Al fine di evitare spiacevoli sorprese si possono suggerire alcune precauzioni quali quella di controllare meticolosamente l’estratto conto della carta di credito, poiche’ spesso le truffe si nascondono dietro le spese di importo minimo; oppure non perdere mai di vista il negoziante al quale si consegna la carta o ancora non gettare mai le ricevute della carta di credito nei rifiuti.
Pur dando per scontato che la sicurezza totale non esiste, sono state proposte diverse soluzioni alternative per impedire simili truffe (o quanto meno per renderle piu’ difficili).
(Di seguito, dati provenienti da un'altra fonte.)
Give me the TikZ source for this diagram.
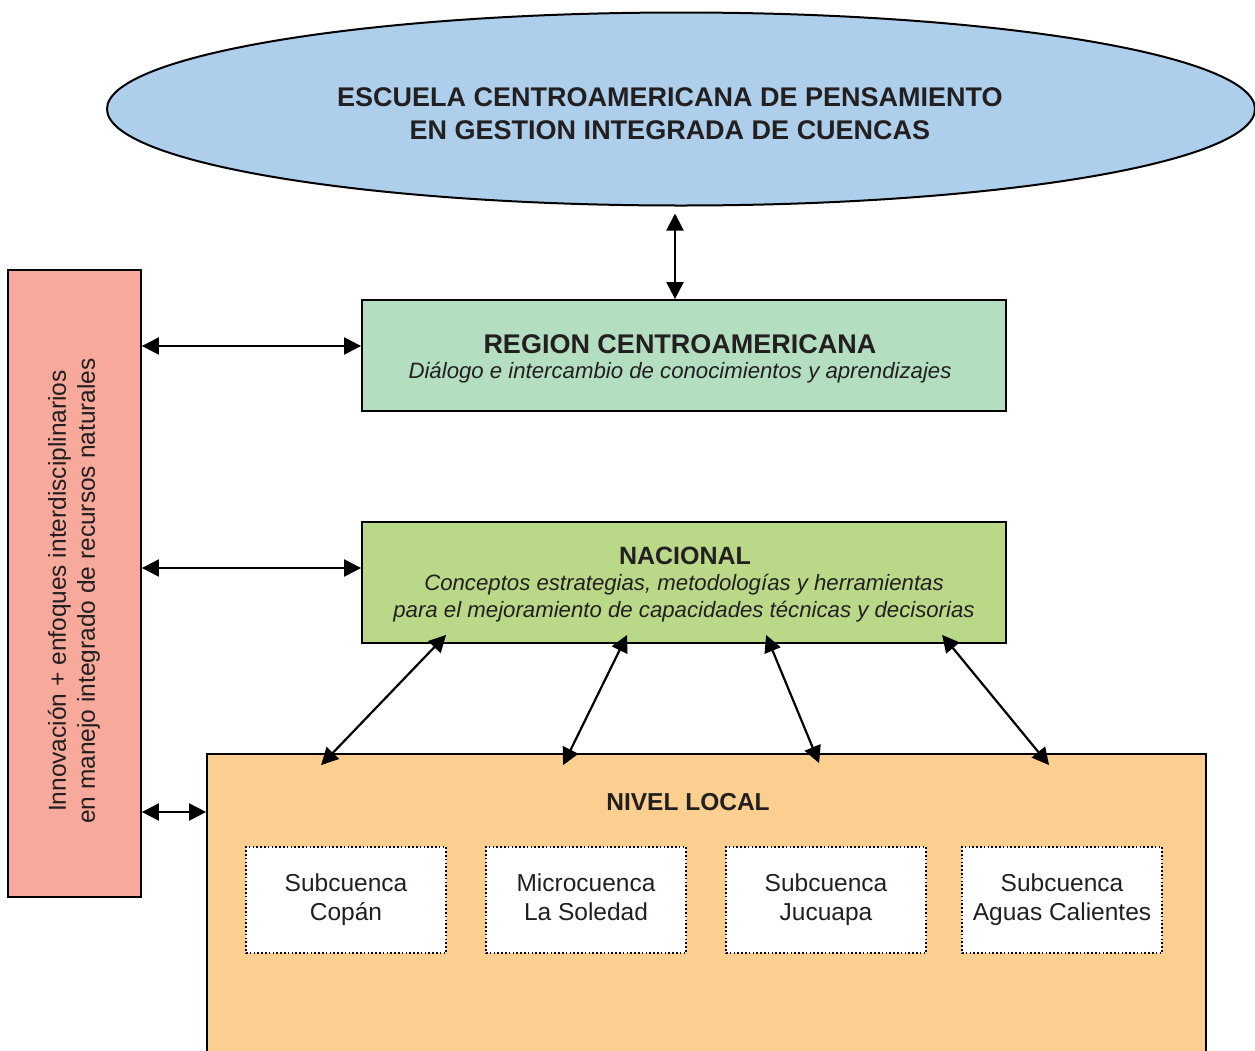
\documentclass[tikz,border=0pt]{standalone}
\usepackage{fontspec}
\setmainfont{Liberation Sans}
\usetikzlibrary{arrows.meta,shapes.geometric,calc}

\definecolor{inktext}{HTML}{231F20}
\definecolor{skyfill}{HTML}{ADCFEC}
\definecolor{regionfill}{HTML}{B3DEC0}
\definecolor{nacfill}{HTML}{B9D989}
\definecolor{localfill}{HTML}{FBCF8F}
\definecolor{pinkfill}{HTML}{F7A99C}

\tikzset{
  levelbox/.style={draw=black, line width=1.8pt, inner sep=0pt},
  unitbox/.style={draw=black, fill=white, line width=2.4pt, dash pattern=on 1.6pt off 2.2pt,
    minimum width=200pt, minimum height=106pt, inner sep=0pt, align=center,
    font=\fontsize{24.5}{29}\selectfont, text=inktext},
  headtxt/.style={font=\fontsize{24.5}{29}\selectfont\bfseries, text=inktext, inner sep=0pt},
  subtxt/.style={font=\fontsize{22.2}{27}\selectfont\itshape, text=inktext, inner sep=0pt, align=center},
  dbl/.style={line width=2.2pt, {Triangle[length=17pt,width=17pt]}-{Triangle[length=17pt,width=17pt]}},
}

\begin{document}
\begin{tikzpicture}[x=1pt,y=-1pt]
\useasboundingbox (0,0) rectangle (1255,1050);

% top ellipse
\node[ellipse, draw=black, line width=2pt, fill=skyfill, minimum width=1148pt,
      minimum height=193pt, inner sep=0pt] (school) at (681,109) {};
\node[font=\fontsize{27}{33}\selectfont\bfseries, text=inktext, align=center, inner sep=0pt]
  (schooltxt) at (670,114) {ESCUELA CENTROAMERICANA DE PENSAMIENTO\\EN GESTION INTEGRADA DE CUENCAS};

% side column
\node[levelbox, fill=pinkfill, minimum width=133pt, minimum height=627pt] (side) at (74.5,583.5) {};
\node[rotate=90, align=center, inner sep=0pt, text=inktext, font=\fontsize{24.5}{29}\selectfont]
  (sidetxt) at (74,591) {Innovación + enfoques interdisciplinarios\\en manejo integrado de recursos naturales};

% regional level
\node[levelbox, fill=regionfill, minimum width=644pt, minimum height=111pt] (region) at (684,355.5) {};
\node[headtxt, font=\fontsize{27}{29}\selectfont\bfseries] (regionhead) at (680,344) {REGION CENTROAMERICANA};
\node[subtxt] (regionsub) at (680,373) {Diálogo e intercambio de conocimientos y aprendizajes};

% national level
\node[levelbox, fill=nacfill, minimum width=644pt, minimum height=121pt] (nac) at (684,582.5) {};
\node[headtxt, font=\fontsize{25}{29}\selectfont\bfseries] (nachead) at (685,556) {NACIONAL};
\node[subtxt] (nacsub) at (684,598) {Conceptos estrategias, metodologías y herramientas\\para el mejoramiento de capacidades técnicas y decisorias};

% local level
\node[levelbox, fill=localfill, minimum width=999pt, minimum height=320pt] (local) at (706.5,914) {};
\node[headtxt] (localhead) at (688,802) {NIVEL LOCAL};

\node[unitbox] (copan) at (346,900) {Subcuenca\\Copán\vphantom{p}};
\node[unitbox] (soledad) at (586,900) {Microcuenca\\La Soledad\vphantom{p}};
\node[unitbox] (jucuapa) at (826,900) {Subcuenca\\Jucuapa\vphantom{p}};
\node[unitbox] (aguas) at (1062,900) {Subcuenca\\Aguas Calientes\vphantom{p}};

% connectors
\draw[dbl] ($(school.south)+(-6,7)$) -- ($(region.north)+(-9,0)$);
\draw[dbl] (side.east |- 0,346) -- (region.west |- 0,346);
\draw[dbl] (side.east |- 0,568) -- (nac.west |- 0,568);
\draw[dbl] (side.east |- 0,812) -- (local.west |- 0,812);

\draw[dbl] ($(nac.south west)+(85,-9)$) -- ($(local.north west)+(115,12)$);
\draw[dbl] ($(nac.south west)+(266,-9)$) -- ($(local.north west)+(357,12)$);
\draw[dbl] ($(nac.south west)+(405,-9)$) -- ($(local.north west)+(613,10)$);
\draw[dbl] ($(nac.south west)+(581,-9)$) -- ($(local.north west)+(843,12)$);
\end{tikzpicture}
\end{document}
Innanzitutto l’uso della carta telematica on line, nella maggior parte dei casi, e’ associato all’utilizzo di uno specifico protocollo SSL (secure socket layer), contraddistinto dalla presenza di una chiave dorata o lucchetto, e la sicurezza e’ garantita dalla tecnica di criptatura asimmetrica, la stessa che sta alla base del funzionamento della firma digitale. In particolare la codifica SSL cripta la trasmissione dei dati, nel senso che i dati personali vengono codificati dal browser, che a seconda della versione usera’ 40 bit o 128 bit ( la versione Europea usa 40 bit ) e viaggiano via Internet criptati.
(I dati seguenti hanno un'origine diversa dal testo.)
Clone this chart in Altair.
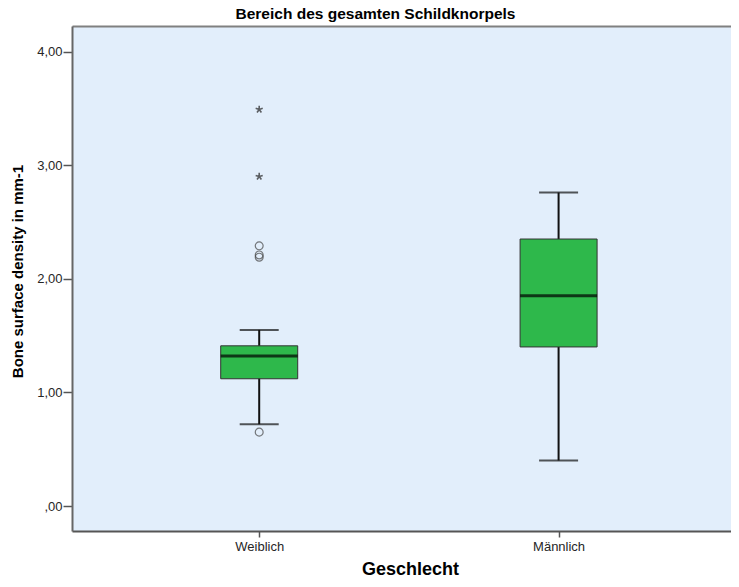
import altair as alt
import pandas as pd

# ---- data ----
groups = ["Weiblich", "Männlich"]
q1 = [1.12, 1.40]
median = [1.32, 1.85]
q3 = [1.41, 2.35]
whisker_low = [0.72, 0.40]
whisker_high = [1.55, 2.76]

outlier_group = ["Weiblich", "Weiblich", "Weiblich", "Weiblich"]
outlier_values = [0.65, 2.29, 2.21, 2.19]

extreme_group = ["Weiblich", "Weiblich"]
extreme_values = [3.49, 2.90]

y_ticks = [0, 1, 2, 3, 4]

# category position = index of the group in the category list
pos = {g: i for i, g in enumerate(groups)}

boxes = pd.DataFrame({
    "group": groups, "pos": [pos[g] for g in groups],
    "q1": q1, "median": median, "q3": q3,
    "lo": whisker_low, "hi": whisker_high,
})
outliers = pd.DataFrame({"group": outlier_group,
                         "pos": [pos[g] for g in outlier_group],
                         "value": outlier_values})
extremes = pd.DataFrame({"group": extreme_group,
                         "pos": [pos[g] for g in extreme_group],
                         "value": extreme_values})

x_scale = alt.Scale(domain=[-0.6086, 1.5592], nice=False, zero=False)
label_list = "[" + ",".join("'" + g + "'" for g in groups) + "]"

x_main = alt.X(
    "pos:Q",
    scale=x_scale,
    axis=alt.Axis(
        title="Geschlecht", values=list(range(len(groups))),
        labelExpr=label_list + "[datum.value]", grid=False,
        labelAngle=0, labelFontSize=13, labelColor="#262626",
        labelFont="Liberation Sans", labelPadding=3,
        tickSize=6, tickColor="#555555", tickWidth=1.5,
        domainColor="#555555", domainWidth=2,
        titleFont="Liberation Sans", titleFontSize=18, titleFontWeight="bold",
        titleColor="#000000", titleX=338, titleY=43, titleBaseline="alphabetic",
        titleAlign="center",
    ),
)
x_top = alt.X(
    "pos:Q", scale=x_scale,
    axis=alt.Axis(orient="top", title=None, labels=False, ticks=False, grid=False,
                  domainColor="#808080", domainWidth=2),
)
x_plain = alt.X("pos:Q", scale=x_scale, axis=None)

y_scale = alt.Scale(domain=[-0.22, 4.225], nice=False, zero=False)
y_axis = alt.Axis(
    title="Bone surface density in mm-1", values=y_ticks, grid=False,
    labelExpr="datum.value == 0 ? ',00' : replace(format(datum.value, '.2f'), '.', ',')",
    labelFontSize=13, labelColor="#262626", labelFont="Liberation Sans", labelPadding=1,
    tickSize=9, tickColor="#555555", tickWidth=1.5,
    domainColor="#666666", domainWidth=2,
    titleFont="Liberation Sans", titleFontSize=15, titleFontWeight="bold",
    titleColor="#000000", titleX=-47, titleY=245, titleAngle=-90,
    titleBaseline="bottom", titleAlign="center",
)

base = alt.Chart(boxes)

whisker = base.mark_rule(color="#111111", strokeWidth=2).encode(
    x=x_main,
    y=alt.Y("lo:Q", scale=y_scale, axis=y_axis),
    y2="hi:Q",
)
cap_lo = base.mark_tick(color="#111111", size=39, thickness=2, orient="horizontal").encode(
    x=x_top, y=alt.Y("lo:Q", scale=y_scale)
)
cap_hi = base.mark_tick(color="#111111", size=39, thickness=2, orient="horizontal").encode(
    x=x_plain, y=alt.Y("hi:Q", scale=y_scale)
)
box = base.mark_bar(size=77, color="#2EB84B", stroke="#333333", strokeWidth=1,
                    orient="vertical").encode(
    x=x_plain, y=alt.Y("q1:Q", scale=y_scale), y2="q3:Q"
)
med = base.mark_tick(color="#000000", size=77, thickness=3, orient="horizontal").encode(
    x=x_plain, y=alt.Y("median:Q", scale=y_scale)
)
out_pts = alt.Chart(outliers).mark_point(
    shape="circle", filled=False, size=62, stroke="#444444", strokeWidth=1.2
).encode(x=x_plain, y=alt.Y("value:Q", scale=y_scale))

star_path = ("M0,-1L0,0M0,0L0.951,-0.309M0,0L0.588,0.809"
             "M0,0L-0.588,0.809M0,0L-0.951,-0.309")
ext_pts = alt.Chart(extremes).mark_point(
    shape=star_path, filled=False, size=55, stroke="#222222", strokeWidth=1.6
).encode(x=x_plain, y=alt.Y("value:Q", scale=y_scale))

chart = alt.layer(whisker, cap_lo, cap_hi, box, med, out_pts, ext_pts).resolve_axis(
    x="independent"
).properties(
    width=659,
    height=505,
    title=alt.TitleParams(
        text="Bereich des gesamten Schildknorpels",
        font="Liberation Sans",
        fontSize=15.5, fontWeight="bold", color="#000000",
        anchor="middle", dx=-26, offset=4,
    ),
    autosize=alt.AutoSizeParams(type="none"),
    padding={"left": 64, "top": 18, "right": 0, "bottom": 45},
).configure(
    background="#FFFFFF"
).configure_view(
    fill="#E2EEFB", stroke=None
)

chart.save("out.html", embed_options={"renderer": "svg", "actions": False})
Il problema e’ che una volta raggiunto il server del negozio online, vengono nuovamente messi in chiaro e risiedono in chiaro sul server del provider del negozio da cui si acquista. Un eventuale hacker che violasse la sicurezza del provider troverebbe, quindi, i dati in chiaro. Esistono anche altri sistemi di sicurezza, ma per la verita’ nessuno sembra inviolabile.

Inoltre fra i vari rimedi suggeriti, oltre a questi sistemi di sicurezza, si ricorda chi ha proposto di subordinare l’uso della carta di credito all’uso di un P.I.N. segreto non solo per il prelievo, ma piu’ in generale (ad esempio il fornitore con una macchina specifica potrebbe verificare la corrispondenza del P.I.N. usato con quello registrato sulla carta).
Altra soluzione proposta e’ quella di introdurre delle carte dotate di un piccolo processore e quindi di una memoria in grado di registrare data, luogo ed ora dell’ultimo utilizzo, nonche’ il debito residuo.